By Luc Cohen
NEW YORK (Reuters) – When Ghislaine Maxwell leaves Manhattan federal court at the end of each day of her upcoming sex abuse trial, the British socialite will return to a Brooklyn jail cell that she says is plagued by vermin and the scent of raw sewage.
Since her July 2020 arrest on charges of grooming underage girls for now-deceased financier Jeffrey Epstein to sexually abuse, Maxwell has been held in isolation at the Metropolitan Detention Center (MDC), a jail where, according to several defense attorneys, conditions are substandard.
Maxwell has said raw sewage seeped into her cell, that she was given moldy food and deprived of water, and that guards shine flashlights at her at night, court filings show. Her attorney Bobbi Sternheim compared her cell to Hannibal Lecter’s, a far cry from Maxwell’s pre-arrest life of luxury.

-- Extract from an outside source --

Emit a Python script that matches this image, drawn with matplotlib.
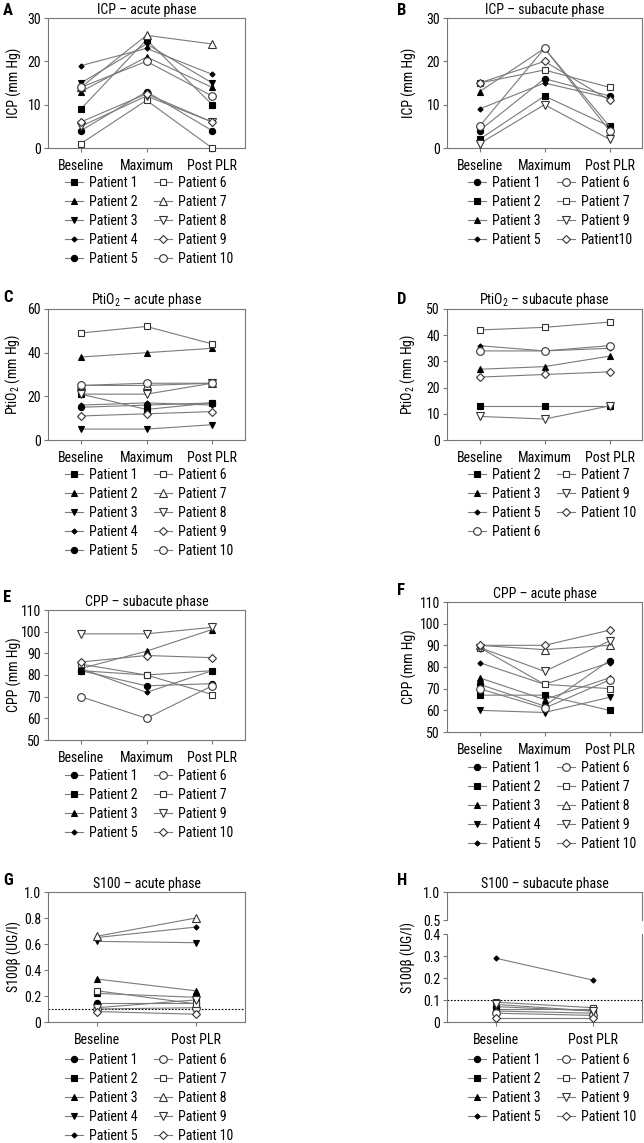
"""
Recreation of the ICP / PtiO2 / CPP / S100 patient panels (A-H).
"""

import matplotlib
matplotlib.use("Agg")
import matplotlib.pyplot as plt
from matplotlib import font_manager as fm
from matplotlib.ticker import FuncFormatter


# ── Data ───────────────────────────────────────────────────────
PHASES3 = ["Beseline", "Maximum", "Post PLR"]
PHASES2 = ["Beseline", "Post PLR"]

# A: ICP acute
A_PATIENTS = [1, 2, 3, 4, 5, 6, 7, 8, 9, 10]
A_VALUES = [
    [9, 25, 10], [13, 21, 14], [15, 24, 15], [19, 23, 17], [4, 13, 4],
    [1, 11, 0], [14, 26, 24], [5, 12, 6], [6, 12.5, 6], [14, 20, 12],
]

# B: ICP subacute
B_PATIENTS = [1, 2, 3, 5, 6, 7, 9, 10]
B_VALUES = [
    [4, 16, 12], [2, 12, 5], [13, 23, 5], [9, 15, 11.5],
    [5, 23, 4], [15, 18, 14], [1, 10, 2], [15, 20, 11],
]

# C: PtiO2 acute
C_PATIENTS = [1, 2, 3, 4, 5, 6, 7, 8, 9, 10]
C_VALUES = [
    [21, 14, 17], [38, 40, 42], [5, 5, 7], [16, 17, 16], [15, 16, 17],
    [49, 52, 44], [25, 25, 26], [21, 21, 26], [11, 12, 13], [25, 26, 26],
]

# D: PtiO2 subacute
D_PATIENTS = [2, 3, 5, 6, 7, 9, 10]
D_VALUES = [
    [13, 13, 13], [27, 28, 32], [36, 34, 35], [34, 34, 36],
    [42, 43, 45], [9, 8, 13], [24, 25, 26],
]

# E: CPP subacute
E_PATIENTS = [1, 2, 3, 5, 6, 7, 9, 10]
E_VALUES = [
    [82, 75, 76], [82, 80, 82], [83, 91, 101], [83, 72, 82],
    [70, 60, 75], [85, 80, 71], [99, 99, 102], [86, 89, 88],
]

# F: CPP acute
F_PATIENTS = [1, 2, 3, 4, 5, 6, 7, 8, 9, 10]
F_VALUES = [
    [72, 62, 83], [67, 67, 60], [75, 65, 75], [60, 59, 66], [82, 72, 82],
    [70, 61, 74], [89, 72, 70], [90, 88, 90], [89, 78, 92], [90, 90, 97],
]

# G: S100 acute
G_PATIENTS = [1, 2, 3, 4, 5, 6, 7, 8, 9, 10]
G_VALUES = [
    [0.15, 0.15], [0.22, 0.19], [0.33, 0.24], [0.62, 0.61], [0.65, 0.73],
    [0.10, 0.11], [0.24, 0.14], [0.66, 0.80], [0.11, 0.17], [0.08, 0.06],
]

# H: S100 subacute
H_PATIENTS = [1, 2, 3, 5, 6, 7, 9, 10]
H_VALUES = [
    [0.07, 0.05], [0.06, 0.06], [0.05, 0.04], [0.29, 0.19],
    [0.04, 0.03], [0.09, 0.065], [0.08, 0.05], [0.02, 0.02],
]

S100_CUTOFF = 0.1


# ── Font: prefer a narrow face, like the condensed original ────
def pick_font():
    fonts = fm.fontManager.ttflist
    names = {f.name for f in fonts}
    for name in ["Liberation Sans Narrow", "Roboto Condensed", "Open Sans Condensed",
                 "Arial Narrow"]:
        if name in names:
            return name, "normal", 9.5
    for f in fonts:
        if f.name == "DejaVu Sans" and "ondensed" in f.fname:
            return "DejaVu Sans", "condensed", 8.5
    return "Roboto", "normal", 8.5


FAMILY, STRETCH, FS = pick_font()

W, H = 644, 1143
LINE = "#7a7a7a"
SPINE = "#777777"

plt.rcParams["font.family"] = [FAMILY, "DejaVu Sans"]
plt.rcParams["font.stretch"] = STRETCH
plt.rcParams["mathtext.fontset"] = "custom"
plt.rcParams["mathtext.rm"] = FAMILY
plt.rcParams["mathtext.default"] = "regular"

# marker, filled, size  (panels A and C use a different order)
STYLE_AC = {
    1: ("s", True, 4.5), 2: ("^", True, 4.5), 3: ("v", True, 4.5),
    4: ("D", True, 2.6), 5: ("o", True, 4.5),
    6: ("s", False, 5), 7: ("^", False, 5.5), 8: ("v", False, 5.5),
    9: ("D", False, 4), 10: ("o", False, 5.5),
}
STYLE = {
    1: ("o", True, 4.5), 2: ("s", True, 4.5), 3: ("^", True, 4.5),
    4: ("v", True, 4.5), 5: ("D", True, 2.6),
    6: ("o", False, 5.5), 7: ("s", False, 5), 8: ("^", False, 5.5),
    9: ("v", False, 5.5), 10: ("D", False, 4),
}


def px_rect(left, top, right, bottom):
    return [left / W, 1 - bottom / H, (right - left) / W, (bottom - top) / H]


def draw_patients(ax, patients, values, styles, labels=None):
    handles = []
    for i, (p, vals) in enumerate(zip(patients, values)):
        marker, filled, ms = styles[p]
        label = labels[i] if labels else f"Patient {p}"
        ln, = ax.plot(range(len(vals)), vals, color=LINE, lw=0.8, marker=marker, ms=ms,
                      mfc="black" if filled else "white",
                      mec="black" if filled else "#333333", mew=0.8, label=label,
                      clip_on=False, zorder=3)
        handles.append(ln)
    return handles


def style_axes(ax, ylim, yticks, xlabels, fmt=None, label_x=-0.13):
    ax.set_ylim(*ylim)
    ax.set_yticks(yticks)
    if fmt:
        ax.yaxis.set_major_formatter(FuncFormatter(fmt))
    ax.set_xlim(-0.5, len(xlabels) - 0.5)
    ax.set_xticks(range(len(xlabels)))
    ax.set_xticklabels(xlabels)
    for s in ax.spines.values():
        s.set_color(SPINE)
        s.set_linewidth(0.8)
    ax.tick_params(length=3, width=0.8, color=SPINE, labelsize=FS + 0.5, pad=2)
    ax.tick_params(axis="x", pad=5)
    ax.yaxis.set_label_coords(label_x, 0.5)


def add_legend(fig, ax, handles, x, y):
    ax.legend(handles=handles, loc="upper left", bbox_to_anchor=(x / W, 1 - y / H),
              bbox_transform=fig.transFigure, ncol=2, frameon=False, fontsize=FS + 0.5,
              handlelength=1.3, handletextpad=0.4, columnspacing=1.2,
              labelspacing=0.36, borderpad=0, borderaxespad=0)


def letter(fig, x, y, s):
    fig.text(x / W, 1 - y / H, s, fontsize=12, fontweight="bold", va="top", ha="left")


def s100_fmt(v, _):
    return "0" if v == 0 else f"{v:.1f}"


# ── Figure ─────────────────────────────────────────────────────
fig = plt.figure(figsize=(W / 100, H / 100), dpi=100)

LX, RX = (48, 245), (447, 642)
LAB_L, LAB_R = -0.13, -0.155

# A
ax = fig.add_axes(px_rect(LX[0], 18, LX[1], 148))
hs = draw_patients(ax, A_PATIENTS, A_VALUES, STYLE_AC)
style_axes(ax, (0, 30), [0, 10, 20, 30], PHASES3, label_x=LAB_L)
ax.set_title("ICP – acute phase", fontsize=FS + 0.5, pad=3)
ax.set_ylabel("ICP (mm Hg)", fontsize=FS + 0.5)
add_legend(fig, ax, hs, 65, 176)
letter(fig, 3, 3, "A")

# B
ax = fig.add_axes(px_rect(RX[0], 18, RX[1], 148))
b_labels = [f"Patient {p}" for p in B_PATIENTS]
b_labels[-1] = "Patient10"
hs = draw_patients(ax, B_PATIENTS, B_VALUES, STYLE, b_labels)
style_axes(ax, (0, 30), [0, 10, 20, 30], PHASES3, label_x=LAB_R)
ax.set_title("ICP – subacute phase", fontsize=FS + 0.5, pad=3)
ax.set_ylabel("ICP (mm Hg)", fontsize=FS + 0.5)
add_legend(fig, ax, hs, 468, 176)
letter(fig, 397, 3, "B")

# C
ax = fig.add_axes(px_rect(LX[0], 309, LX[1], 440))
hs = draw_patients(ax, C_PATIENTS, C_VALUES, STYLE_AC)
style_axes(ax, (0, 60), [0, 20, 40, 60], PHASES3, label_x=LAB_L)
ax.set_title("PtiO$_2$ – acute phase", fontsize=FS + 0.5, pad=3)
ax.set_ylabel("PtiO$_2$ (mm Hg)", fontsize=FS + 0.5)
add_legend(fig, ax, hs, 65, 468)
letter(fig, 3, 290, "C")

# D
ax = fig.add_axes(px_rect(RX[0], 309, RX[1], 440))
hs = draw_patients(ax, D_PATIENTS, D_VALUES, STYLE)
style_axes(ax, (0, 50), [0, 10, 20, 30, 40, 50], PHASES3, label_x=LAB_R)
ax.set_title("PtiO$_2$ – subacute phase", fontsize=FS + 0.5, pad=3)
ax.set_ylabel("PtiO$_2$ (mm Hg)", fontsize=FS + 0.5)
add_legend(fig, ax, hs, 468, 468)
letter(fig, 397, 292, "D")

# E
ax = fig.add_axes(px_rect(LX[0], 610, LX[1], 740))
hs = draw_patients(ax, E_PATIENTS, E_VALUES, STYLE)
style_axes(ax, (50, 110), range(50, 111, 10), PHASES3, label_x=LAB_L)
ax.set_title("CPP – subacute phase", fontsize=FS + 0.5, pad=3)
ax.set_ylabel("CPP (mm Hg)", fontsize=FS + 0.5)
add_legend(fig, ax, hs, 65, 769)
letter(fig, 3, 590, "E")

# F
ax = fig.add_axes(px_rect(RX[0], 602, RX[1], 732))
hs = draw_patients(ax, F_PATIENTS, F_VALUES, STYLE)
style_axes(ax, (50, 110), range(50, 111, 10), PHASES3, label_x=LAB_R)
ax.set_title("CPP – acute phase", fontsize=FS + 0.5, pad=3)
ax.set_ylabel("CPP (mm Hg)", fontsize=FS + 0.5)
add_legend(fig, ax, hs, 468, 761)
letter(fig, 397, 583, "F")

# G
ax = fig.add_axes(px_rect(LX[0], 892, LX[1], 1022))
hs = draw_patients(ax, G_PATIENTS, G_VALUES, STYLE)
style_axes(ax, (0, 1.0), [0, 0.2, 0.4, 0.6, 0.8, 1.0], PHASES2, s100_fmt, LAB_L)
ax.axhline(S100_CUTOFF, color="black", lw=0.8, ls=(0, (1.5, 1.5)), zorder=2)
ax.set_title("S100 – acute phase", fontsize=FS + 0.5, pad=3)
ax.set_ylabel("S100β (UG/l)", fontsize=FS + 0.5)
add_legend(fig, ax, hs, 65, 1053)
letter(fig, 3, 873, "G")

# H (broken y axis)
ax_top = fig.add_axes(px_rect(RX[0], 892, RX[1], 920))
ax_low = fig.add_axes(px_rect(RX[0], 934, RX[1], 1022))
hs = draw_patients(ax_low, H_PATIENTS, H_VALUES, STYLE)
style_axes(ax_low, (0, 0.4), [0, 0.1, 0.2, 0.3, 0.4], PHASES2, s100_fmt)
style_axes(ax_top, (0.5, 1.0), [0.5, 1.0], PHASES2, s100_fmt)
ax_top.spines["bottom"].set_visible(False)
ax_top.tick_params(axis="x", bottom=False, labelbottom=False)
ax_low.spines["top"].set_visible(False)
ax_low.axhline(S100_CUTOFF, color="black", lw=0.8, ls=(0, (1.5, 1.5)), zorder=2)
ax_top.set_title("S100 – subacute phase", fontsize=FS + 0.5, pad=3)
ax_low.set_ylabel("S100β (UG/l)", fontsize=FS + 0.5)
ax_low.yaxis.set_label_coords(-0.16, 0.73)
add_legend(fig, ax_low, hs, 468, 1053)
letter(fig, 397, 873, "H")

fig.savefig("out.png", dpi=100)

Maxwell cited the jail’s conditions in three of her four bail requests, all of which were denied by U.S. District Judge Alison Nathan, who called Maxwell a flight risk. Those denials were twice upheld on appeal.
Maxwell has pleaded not guilty to six counts of sex trafficking and other crimes. Jury selection is underway, with opening statements scheduled for Nov. 29.

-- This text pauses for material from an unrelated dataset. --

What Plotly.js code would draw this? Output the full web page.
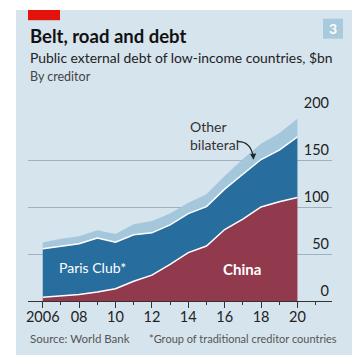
<!DOCTYPE html>
<html>
<head>
<meta charset="utf-8">
<script src="https://cdn.plot.ly/plotly-3.0.1.min.js"></script>
<style>
  html, body { margin: 0; padding: 0; background: #ffffff; width: 362px; height: 362px; overflow: hidden; }
  #chart { position: absolute; left: 16px; top: 10px; width: 336px; height: 345px; }
</style>
</head>
<body>
<div id="chart"></div>
<script>
// ---- data ----
const years = [2006, 2007, 2008, 2009, 2010, 2011, 2012, 2013, 2014, 2015, 2016, 2017, 2018, 2019, 2020];
const china = [4, 5.5, 7, 9.5, 13, 21, 27.5, 39, 51.5, 58.5, 76, 87, 100, 105.5, 110];
const parisClub = [51.5, 52.8, 54, 57.5, 49.6, 49.5, 45, 42, 41.5, 41.9, 43, 47.8, 50.5, 55, 64.5];
const otherBilateral = [6.8, 7.9, 8, 8.3, 8.8, 11.1, 12.5, 12, 11.5, 13.1, 14, 16.2, 16.8, 18, 19.5];
const xTickVals = [2006, 2008, 2010, 2012, 2014, 2016, 2018, 2020];
const xTickText = ['2006', '08', '10', '12', '14', '16', '18', '20'];
const yTickVals = [0, 50, 100, 150, 200];

// ---- layout geometry (div is offset 16,10 in the window) ----
const OX = 16, OY = 10;
const L = 12, T = 103.3, W = 304, H = 188;
const DW = 336, DH = 345;
const px = x => (x - OX - L) / W;
const py = y => 1 - (y - OY - T) / H;

const FONT = 'Lato, "Open Sans", sans-serif';
const BG = '#d6e4ee';
const RED = '#923a4d';
const DARK = '#276e9f';
const LIGHT = '#a4c7dc';

const base = { x: years, type: 'scatter', mode: 'lines', stackgroup: 'one', hoverinfo: 'skip' };
const traces = [
  Object.assign({}, base, { y: china, name: 'China', fillcolor: RED, line: { color: '#ffffff', width: 1.5 } }),
  Object.assign({}, base, { y: parisClub, name: 'Paris Club*', fillcolor: DARK, line: { color: '#ffffff', width: 1.5 } }),
  Object.assign({}, base, { y: otherBilateral, name: 'Other bilateral', fillcolor: LIGHT, line: { color: LIGHT, width: 0 } })
];

const layout = {
  width: DW, height: DH,
  margin: { l: L, r: DW - L - W, t: T, b: DH - T - H, pad: 0 },
  paper_bgcolor: BG, plot_bgcolor: 'rgba(0,0,0,0)',
  showlegend: false,
  font: { family: FONT, color: '#222' },
  xaxis: {
    range: [2005.19, 2021.9],
    tickvals: xTickVals, ticktext: xTickText,
    ticks: 'outside', ticklen: 6, tickwidth: 1, tickcolor: '#333',
    ticklabelstandoff: -3,
    minor: { dtick: 1, tick0: 2006, ticks: 'outside', ticklen: 3, tickwidth: 1, tickcolor: '#333', showgrid: false },
    showline: true, linecolor: '#333', linewidth: 1,
    showgrid: false, zeroline: false,
    tickfont: { family: FONT, size: 14.5, color: '#222' }
  },
  yaxis: {
    range: [0, 200], tickvals: yTickVals,
    side: 'right', ticklabelposition: 'inside top', ticklabeloverflow: 'allow', ticklabelstandoff: -15.5,
    ticks: '', showline: false, zeroline: false,
    showgrid: true, gridcolor: '#9fb2bf', gridwidth: 1,
    tickfont: { family: FONT, size: 14.5, color: '#222' }
  },
  shapes: [
    { type: 'rect', xref: 'paper', yref: 'paper', x0: px(28), x1: px(60), y0: py(10), y1: py(20.5), fillcolor: '#e3120b', line: { width: 0 } },
    { type: 'rect', xref: 'paper', yref: 'paper', x0: px(323), x1: px(343), y0: py(19), y1: py(39), fillcolor: '#a9c9dc', line: { width: 0 } },
    { type: 'path', xref: 'paper', yref: 'paper',
      path: 'M ' + px(237) + ' ' + py(142) + ' Q ' + px(250) + ' ' + py(141) + ' ' + px(253) + ' ' + py(156),
      line: { color: '#222', width: 1.2 } }
  ],
  annotations: [
    { xref: 'paper', yref: 'paper', x: px(28), y: py(36), xanchor: 'left', yanchor: 'middle', showarrow: false,
      text: '<b>Belt, road and debt</b>', font: { family: FONT, size: 18.5, color: '#111' } },
    { xref: 'paper', yref: 'paper', x: px(28), y: py(58), xanchor: 'left', yanchor: 'middle', showarrow: false,
      text: 'Public external debt of low-income countries, $bn', font: { family: FONT, size: 13.9, color: '#222' } },
    { xref: 'paper', yref: 'paper', x: px(28), y: py(77), xanchor: 'left', yanchor: 'middle', showarrow: false,
      text: 'By creditor', font: { family: FONT, size: 12.5, color: '#444' } },
    { xref: 'paper', yref: 'paper', x: px(333), y: py(29), xanchor: 'center', yanchor: 'middle', showarrow: false,
      text: '<b>3</b>', font: { family: FONT, size: 14, color: '#ffffff' } },
    { xref: 'paper', yref: 'paper', x: px(92.5), y: py(268), xanchor: 'center', yanchor: 'middle', showarrow: false,
      text: 'Paris Club*', font: { family: FONT, size: 14, color: '#ffffff' } },
    { xref: 'paper', yref: 'paper', x: px(242), y: py(269), xanchor: 'center', yanchor: 'middle', showarrow: false,
      text: '<b>China</b>', font: { family: FONT, size: 15, color: '#ffffff' } },
    { xref: 'paper', yref: 'paper', x: px(188), y: py(135.5), xanchor: 'left', yanchor: 'middle', showarrow: false, align: 'left',
      text: 'Other<br>bilateral', font: { family: FONT, size: 14, color: '#333' } },
    { xref: 'paper', yref: 'paper', x: px(253.5), y: py(160), showarrow: true, text: '', ax: -0.3, ay: -5,
      arrowhead: 2, arrowsize: 1, arrowwidth: 1.2, arrowcolor: '#222' },
    { xref: 'paper', yref: 'paper', x: px(28), y: py(339), xanchor: 'left', yanchor: 'middle', showarrow: false,
      text: 'Source: World Bank', font: { family: FONT, size: 11.5, color: '#555' } },
    { xref: 'paper', yref: 'paper', x: px(339), y: py(339), xanchor: 'right', yanchor: 'middle', showarrow: false,
      text: '*Group of traditional creditor countries', font: { family: FONT, size: 11, color: '#555' } }
  ]
};

Plotly.newPlot('chart', traces, layout, { staticPlot: true, displayModeBar: false });
</script>
</body>
</html>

The close watch guards keep on Maxwell comes after Epstein died by suicide at age 66 in 2019 in his cell at Manhattan’s Metropolitan Correctional Center (MCC).
Prosecutors accused two guards responsible for monitoring Epstein of surfing the web, taking naps and manipulating documents to make it seem they were watching him. In May, the guards admitted to falsifying records but avoided jail time.
Prosecutors have said surveillance of Maxwell is appropriate due to security concerns, that she is “physically healthy,” and that she gets more time than other inmates to review evidence.
Still, Sternheim called Maxwell’s detention “overly-restrictive.”
“Her conditions of confinement significantly impede her ability to prepare for trial, negatively impact her health, and compromise her stamina to endure the rigors of trial,” Sternheim wrote in a Nov. 9 filing.
A U.S. Bureau of Prisons spokesperson declined to comment on Maxwell’s conditions, but said it was committed to inmates’ safety and takes staff misconduct allegations seriously.
The U.S. Attorney’s office for the Southern District of New York declined to comment.
TROUBLED HISTORY
Maxwell’s concerns are a part of a long history of complaints about conditions at MDC, which opened in 1994 and holds 1,676 inmates.
Joshua Schulte, a former CIA employee detained at MDC on charges of leaking classified information, said in a court filing last week that he would begin a hunger strike to call attention to “torturous conditions” at the jail, including sleep deprivation and exposure to extreme cold. Schulte has pleaded not guilty.
Several defense lawyers told Reuters that MDC’s medical care, utilities, and recreational and educational programming are deficient.
“It’s a miserable place to do time,” said David Patton, executive director and attorney-in-chief at Federal Defenders of New York.
In early 2019, an electrical fire at MDC led to a weeklong power outage that prompted the suspension of legal visits. Many inmates were without heat during that cold winter week. Power outages remain frequent, said Katie Rosenfeld, a partner at ECBAWM LLP.
“They can’t even keep basic utilities running,” Rosenfeld said.
Six weeks after Maxwell reported the sewage seepage this summer, an MDC inmate charged with robbing a bank said the toilet in his cell had been broken for three days.
“I do not care if the defendant is Jack the Ripper, we treat people under our care with respect and decency,” U.S. District Judge William Kuntz said in a July 27 hearing about the toilet, which a prosecutor said was fixed ahead of the hearing. “This is an ongoing disgrace.”